What is expected
Reproduce the listing below word for word, with no pictures.

+ + + + +

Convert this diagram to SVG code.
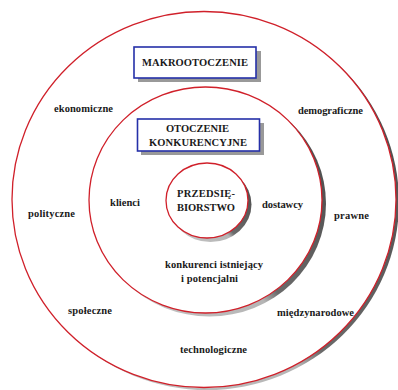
<svg xmlns="http://www.w3.org/2000/svg" width="398" height="390" viewBox="0 0 398 390">
<defs>
<linearGradient id="sh" x1="1" y1="0" x2="0" y2="1">
<stop offset="0" stop-color="#444"/>
<stop offset="0.55" stop-color="#6a6a6a"/>
<stop offset="0.6" stop-color="#b5b5b5"/>
<stop offset="1" stop-color="#c8c8c8"/>
</linearGradient>
<style>
.ring{fill:#fff;stroke:#d0202a;stroke-width:1.3}
.shadow{fill:url(#sh)}
.box{fill:#fff;stroke:#2530a8;stroke-width:1.6}
.bshadow{fill:#999}
text{font-family:"Liberation Serif","Times New Roman",serif;font-weight:bold;font-size:10.5px;fill:#1a1a1a;text-anchor:middle}
</style>
</defs>
<rect width="398" height="390" fill="#fff"/>
<g id="makrootoczenie-ring">
<ellipse class="shadow" cx="207" cy="202" rx="192" ry="188"/>
<ellipse class="ring" cx="204" cy="199.5" rx="192" ry="188"/>
</g>
<g id="otoczenie-ring">
<ellipse class="shadow" cx="209.5" cy="203.5" rx="116.5" ry="113"/>
<ellipse class="ring" cx="205.5" cy="200" rx="116.5" ry="113"/>
</g>
<g id="przedsiebiorstwo">
<ellipse class="shadow" cx="210.5" cy="204.5" rx="41" ry="37.5"/>
<ellipse class="ring" cx="207" cy="200.5" rx="41" ry="37.5"/>
<text x="206" y="197" textLength="58" lengthAdjust="spacing">PRZEDSIĘ-</text>
<text x="206" y="211" textLength="58" lengthAdjust="spacing">BIORSTWO</text>
</g>
<g id="makro-box">
<rect class="bshadow" x="138" y="51" width="123" height="31"/>
<rect class="box" x="134" y="47" width="122" height="31"/>
<text x="195" y="66" textLength="106" lengthAdjust="spacing">MAKROOTOCZENIE</text>
</g>
<g id="otoczenie-box">
<rect class="bshadow" x="141" y="123" width="123" height="32"/>
<rect class="box" x="137.5" y="119" width="122" height="32"/>
<text x="197.5" y="132" textLength="63" lengthAdjust="spacing">OTOCZENIE</text>
<text x="198" y="146" textLength="98" lengthAdjust="spacing">KONKURENCYJNE</text>
</g>
<g id="labels">
<text x="83.5" y="112" textLength="59" lengthAdjust="spacing">ekonomiczne</text>
<text x="330.5" y="114" textLength="65" lengthAdjust="spacing">demograficzne</text>
<text x="51.5" y="217" textLength="47" lengthAdjust="spacing">polityczne</text>
<text x="351.5" y="219" textLength="35" lengthAdjust="spacing">prawne</text>
<text x="125" y="206" textLength="30" lengthAdjust="spacing">klienci</text>
<text x="282.5" y="208" textLength="41" lengthAdjust="spacing">dostawcy</text>
<text x="214" y="268" textLength="98" lengthAdjust="spacing">konkurenci istniejący</text>
<text x="209.5" y="282" textLength="57" lengthAdjust="spacing">i potencjalni</text>
<text x="90" y="314" textLength="44" lengthAdjust="spacing">społeczne</text>
<text x="315.5" y="316" textLength="77" lengthAdjust="spacing">międzynarodowe</text>
<text x="213.5" y="353" textLength="67" lengthAdjust="spacing">technologiczne</text>
</g>
<g id="connectors"/>
</svg>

+ + + + +

Answer for this exercise
Convert this diagram to SVG code.
<svg xmlns="http://www.w3.org/2000/svg" width="398" height="390" viewBox="0 0 398 390">
<defs>
<linearGradient id="sh" x1="1" y1="0" x2="0" y2="1">
<stop offset="0" stop-color="#444"/>
<stop offset="0.55" stop-color="#6a6a6a"/>
<stop offset="0.6" stop-color="#b5b5b5"/>
<stop offset="1" stop-color="#c8c8c8"/>
</linearGradient>
<style>
.ring{fill:#fff;stroke:#d0202a;stroke-width:1.3}
.shadow{fill:url(#sh)}
.box{fill:#fff;stroke:#2530a8;stroke-width:1.6}
.bshadow{fill:#999}
text{font-family:"Liberation Serif","Times New Roman",serif;font-weight:bold;font-size:10.5px;fill:#1a1a1a;text-anchor:middle}
</style>
</defs>
<rect width="398" height="390" fill="#fff"/>
<g id="makrootoczenie-ring">
<ellipse class="shadow" cx="207" cy="202" rx="192" ry="188"/>
<ellipse class="ring" cx="204" cy="199.5" rx="192" ry="188"/>
</g>
<g id="otoczenie-ring">
<ellipse class="shadow" cx="209.5" cy="203.5" rx="116.5" ry="113"/>
<ellipse class="ring" cx="205.5" cy="200" rx="116.5" ry="113"/>
</g>
<g id="przedsiebiorstwo">
<ellipse class="shadow" cx="210.5" cy="204.5" rx="41" ry="37.5"/>
<ellipse class="ring" cx="207" cy="200.5" rx="41" ry="37.5"/>
<text x="206" y="197" textLength="58" lengthAdjust="spacing">PRZEDSIĘ-</text>
<text x="206" y="211" textLength="58" lengthAdjust="spacing">BIORSTWO</text>
</g>
<g id="makro-box">
<rect class="bshadow" x="138" y="51" width="123" height="31"/>
<rect class="box" x="134" y="47" width="122" height="31"/>
<text x="195" y="66" textLength="106" lengthAdjust="spacing">MAKROOTOCZENIE</text>
</g>
<g id="otoczenie-box">
<rect class="bshadow" x="141" y="123" width="123" height="32"/>
<rect class="box" x="137.5" y="119" width="122" height="32"/>
<text x="197.5" y="132" textLength="63" lengthAdjust="spacing">OTOCZENIE</text>
<text x="198" y="146" textLength="98" lengthAdjust="spacing">KONKURENCYJNE</text>
</g>
<g id="labels">
<text x="83.5" y="112" textLength="59" lengthAdjust="spacing">ekonomiczne</text>
<text x="330.5" y="114" textLength="65" lengthAdjust="spacing">demograficzne</text>
<text x="51.5" y="217" textLength="47" lengthAdjust="spacing">polityczne</text>
<text x="351.5" y="219" textLength="35" lengthAdjust="spacing">prawne</text>
<text x="125" y="206" textLength="30" lengthAdjust="spacing">klienci</text>
<text x="282.5" y="208" textLength="41" lengthAdjust="spacing">dostawcy</text>
<text x="214" y="268" textLength="98" lengthAdjust="spacing">konkurenci istniejący</text>
<text x="209.5" y="282" textLength="57" lengthAdjust="spacing">i potencjalni</text>
<text x="90" y="314" textLength="44" lengthAdjust="spacing">społeczne</text>
<text x="315.5" y="316" textLength="77" lengthAdjust="spacing">międzynarodowe</text>
<text x="213.5" y="353" textLength="67" lengthAdjust="spacing">technologiczne</text>
</g>
<g id="connectors"/>
</svg>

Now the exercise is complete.